BUILDING ENVELOPES AS FILTERS

The envelope of a building can be thought of as an assembly of filters, with each filter allowing, and preventing, a particular set of elements from passing through it. These elements might include heat, cold, light, radiation, water, moisture, rain, snow, air, drafts, breezes, fire, embers, smoke, views, sound, noise, strangers, children, burglars, pets, farm animals, insects, smells, dust, pathogens, toxins, vehicles, or projectiles. The strongest filter is a thick concrete bunker wall; the weakest is a large opening without door or glazing.

Many of the filters in buildings are operable or ‘tuneable’ to some extent, the most obvious examples being doors and windows. In most Australian houses, the conventional filter arrangement for windows is an openable, clear-glazed sash, with a flyscreen which may be fixed or openable/removeable. Flyscreens are considered essential to keep flies out in summer, and mosquitoes out at night - in other, malarial places, the ‘insect filter’ might be brought within the envelope, in the form of a mosquito net over the bed.

So the conventional filtering options for a window are: with sash closed, admitting light and view but excluding air, smells and most sound; with sash open, admitting light, view, air, sound and smells.

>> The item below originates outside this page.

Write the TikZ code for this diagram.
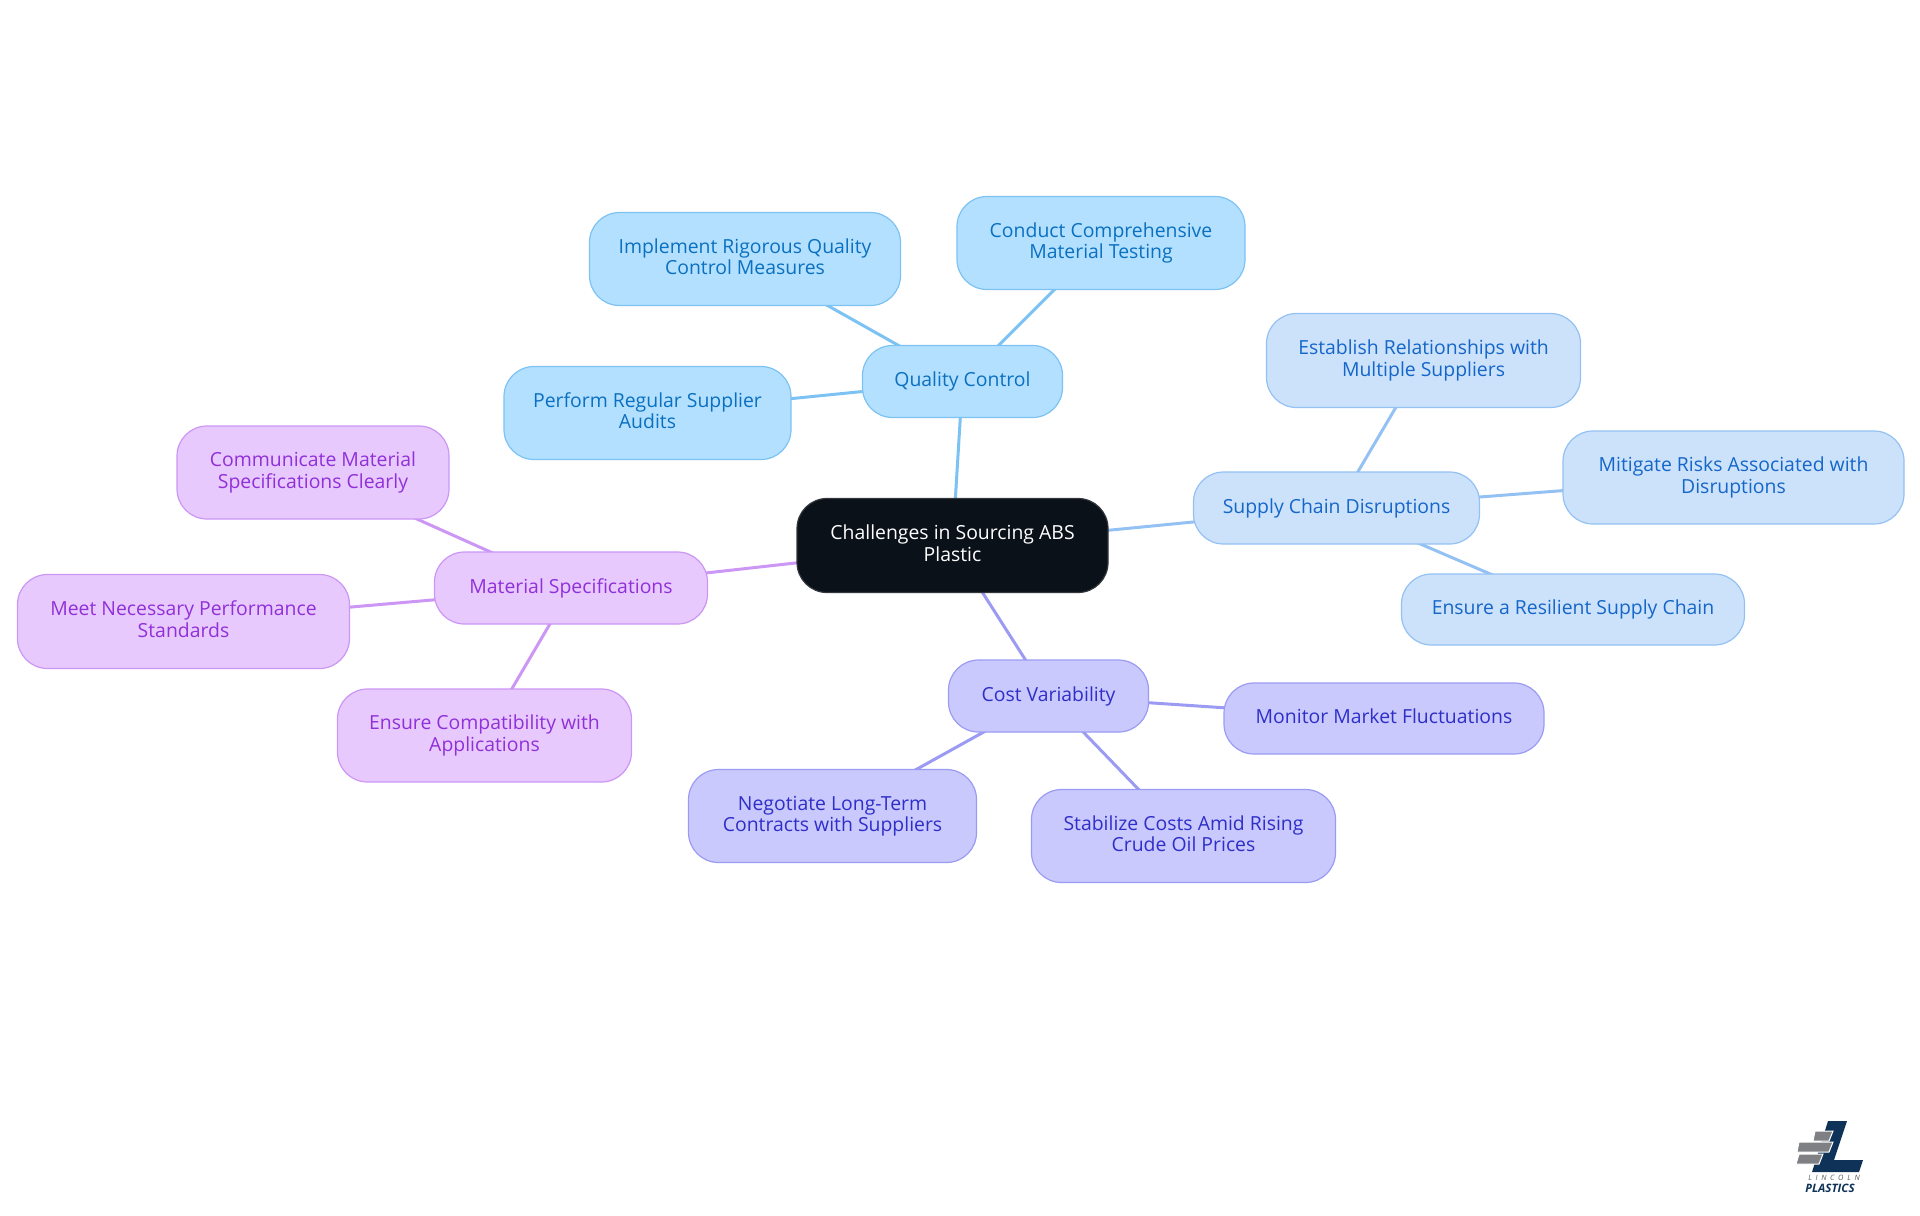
\documentclass[tikz,border=0pt]{standalone}
\usepackage{fontspec}
\setmainfont{Open Sans}
\usetikzlibrary{backgrounds}
\definecolor{rootfill}{HTML}{0B1119}
\definecolor{rootline}{HTML}{33373C}
\definecolor{qcfill}{HTML}{B4E0FF}
\definecolor{qcline}{HTML}{7CC2F3}
\definecolor{qctext}{HTML}{0A70C0}
\definecolor{scfill}{HTML}{CCE2FB}
\definecolor{scline}{HTML}{93C1F3}
\definecolor{sctext}{HTML}{1566C9}
\definecolor{cvfill}{HTML}{C9C9FE}
\definecolor{cvline}{HTML}{9B9BF3}
\definecolor{cvtext}{HTML}{2F2FC8}
\definecolor{msfill}{HTML}{E8C9FE}
\definecolor{msline}{HTML}{CC96F5}
\definecolor{mstext}{HTML}{9030D8}
\definecolor{logoblue}{HTML}{0F3358}
\definecolor{logogray}{HTML}{7F8083}
\tikzset{
	mapbox/.style={rounded corners=15pt, inner sep=0pt, line width=0.6pt, align=center, text depth=2.3pt,
		font=\fontsize{9.7}{10.7}\selectfont},
	rootbox/.style={mapbox, draw=rootline, fill=rootfill, text=white},
	qcbox/.style={mapbox, draw=qcline, fill=qcfill, text=qctext},
	scbox/.style={mapbox, draw=scline, fill=scfill, text=sctext},
	cvbox/.style={mapbox, draw=cvline, fill=cvfill, text=cvtext},
	msbox/.style={mapbox, draw=msline, fill=msfill, text=mstext},
	qcedge/.style={color=qcline, line width=1.5pt},
	scedge/.style={color=scline, line width=1.5pt},
	cvedge/.style={color=cvline, line width=1.5pt},
	msedge/.style={color=msline, line width=1.5pt},
	brick/.style={fill=logogray, draw=white, line width=0.5pt},
}
\begin{document}
\begin{tikzpicture}[x=0.5pt, y=-0.5pt]
	\useasboundingbox (0,0) rectangle (1920,1215);
	\node[rootbox, minimum width=155.5pt, minimum height=47pt] (root) at (952.5,545.5) {Challenges in Sourcing ABS\\Plastic};

	\node[qcbox, minimum width=100pt, minimum height=36pt] (qc) at (962.5,381.5) {Quality Control};
	\node[qcbox, minimum width=155.5pt, minimum height=46.5pt] (qc1) at (745,259) {Implement Rigorous Quality\\Control Measures};
	\node[qcbox, minimum width=144pt, minimum height=46.5pt] (qc2) at (1101,243) {Conduct Comprehensive\\Material Testing};
	\node[qcbox, minimum width=143.5pt, minimum height=46.5pt] (qc3) at (647.5,413) {Perform Regular Supplier\\Audits};

	\node[scbox, minimum width=143pt, minimum height=36pt] (sc) at (1336.5,508) {Supply Chain Disruptions};
	\node[scbox, minimum width=157pt, minimum height=47pt] (sc1) at (1423.5,360.5) {Establish Relationships with\\Multiple Suppliers};
	\node[scbox, minimum width=170.5pt, minimum height=46.5pt] (sc2) at (1733.5,477.5) {Mitigate Risks Associated with\\Disruptions};
	\node[scbox, minimum width=171.5pt, minimum height=35.5pt] (sc3) at (1573,609.5) {Ensure a Resilient Supply Chain};

	\node[cvbox, minimum width=100pt, minimum height=36pt] (cv) at (1048.5,696) {Cost Variability};
	\node[cvbox, minimum width=160pt, minimum height=35.5pt] (cv1) at (1384,718.5) {Monitor Market Fluctuations};
	\node[cvbox, minimum width=144pt, minimum height=46.5pt] (cv2) at (832.5,816) {Negotiate Long-Term\\Contracts with Suppliers};
	\node[cvbox, minimum width=152pt, minimum height=46.5pt] (cv3) at (1183.5,836) {Stabilize Costs Amid Rising\\Crude Oil Prices};

	\node[msbox, minimum width=136.5pt, minimum height=36pt] (ms) at (571,588) {Material Specifications};
	\node[msbox, minimum width=136pt, minimum height=46.5pt] (ms1) at (313,472.5) {Communicate Material\\Specifications Clearly};
	\node[msbox, minimum width=166pt, minimum height=47pt] (ms2) at (183.5,621.5) {Meet Necessary Performance\\Standards};
	\node[msbox, minimum width=147pt, minimum height=46.5pt] (ms3) at (484.5,735.5) {Ensure Compatibility with\\Applications};

	\begin{scope}[on background layer]
		\draw[qcedge] (root.center) -- (qc.center);
		\draw[qcedge] (qc.center) -- (qc1.center);
		\draw[qcedge] (qc.center) -- (qc2.center);
		\draw[qcedge] (qc.center) -- (qc3.center);
		\draw[scedge] (root.center) -- (sc.center);
		\draw[scedge] (sc.center) -- (sc1.center);
		\draw[scedge] (sc.center) -- (sc2.center);
		\draw[scedge] (sc.center) -- (sc3.center);
		\draw[cvedge] (root.center) -- (cv.center);
		\draw[cvedge] (cv.center) -- (cv1.center);
		\draw[cvedge] (cv.center) -- (cv2.center);
		\draw[cvedge] (cv.center) -- (cv3.center);
		\draw[msedge] (root.center) -- (ms.center);
		\draw[msedge] (ms.center) -- (ms1.center);
		\draw[msedge] (ms.center) -- (ms2.center);
		\draw[msedge] (ms.center) -- (ms3.center);
	\end{scope}

	% logo
	\fill[logoblue] (1828,1121) -- (1847,1121) -- (1834,1160) -- (1863,1160) -- (1859,1172) -- (1812,1172) -- cycle;
	\draw[brick] (1815,1131) -- (1833,1131) -- (1829,1141) -- (1813,1141) -- cycle;
	\draw[brick] (1799,1142) -- (1833,1142) -- (1829,1152) -- (1797,1152) -- cycle;
	\draw[brick] (1799,1154) -- (1823,1154) -- (1819,1164) -- (1796,1164) -- cycle;
	\node[text=logogray!70!black, inner sep=0pt, font=\fontsize{3.7}{4}\selectfont\itshape] (logotop) at (1834,1178) {L\,\,\,I\,\,\,N\,\,\,C\,\,\,O\,\,\,L\,\,\,N};
	\node[text=logoblue, inner sep=0pt, font=\fontsize{5.8}{6}\selectfont\bfseries\itshape] (logobottom) at (1830,1188.5) {PLASTICS};
\end{tikzpicture}
\end{document}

Adding some combination of blackout curtain, lace curtain, and/or blinds gives you additional control over light and views.

There are other, less conventional ways of arranging the filtering functions of a window: you might have two-part windows, for example, with one part fixed glazing and the other part an insect-meshed opening fitted with an operable shutter. The advantage of this arrangement is that it avoids the expense and complexity of a modern operable glazed sash, and can be constructed DIY without too much skill or trouble.

Glass is something of an illusory material in that it gives the impression of openness, but in fact a closed window, while it admits light and view, filters out a great deal else, and largely excludes the exterior from the interior in the sensory sense. A house with an envelope consisting almost entirely of floor-to-ceiling fixed glazing is much less in contact with the outside environment than a house which is all solid wall other than for a single unglazed opening.  This isn’t necessarily a bad thing: in unpleasant environments, the ability of glass to divide light and view off from the other senses is often desirable, and one we take for granted.

In contrast, the semi-opaque paper-covered shoji of traditional Japanese dwellings admit light and sound but not view, and their solid timber amado shutters prevent sound to a degree, but exclude light. You cannot have light without sound, and you cannot have vision (view) without the other senses: smell and touch (breezes) and, in winter, cold. Again, the filter is brought within the building envelope, in this case in the form of warm clothes.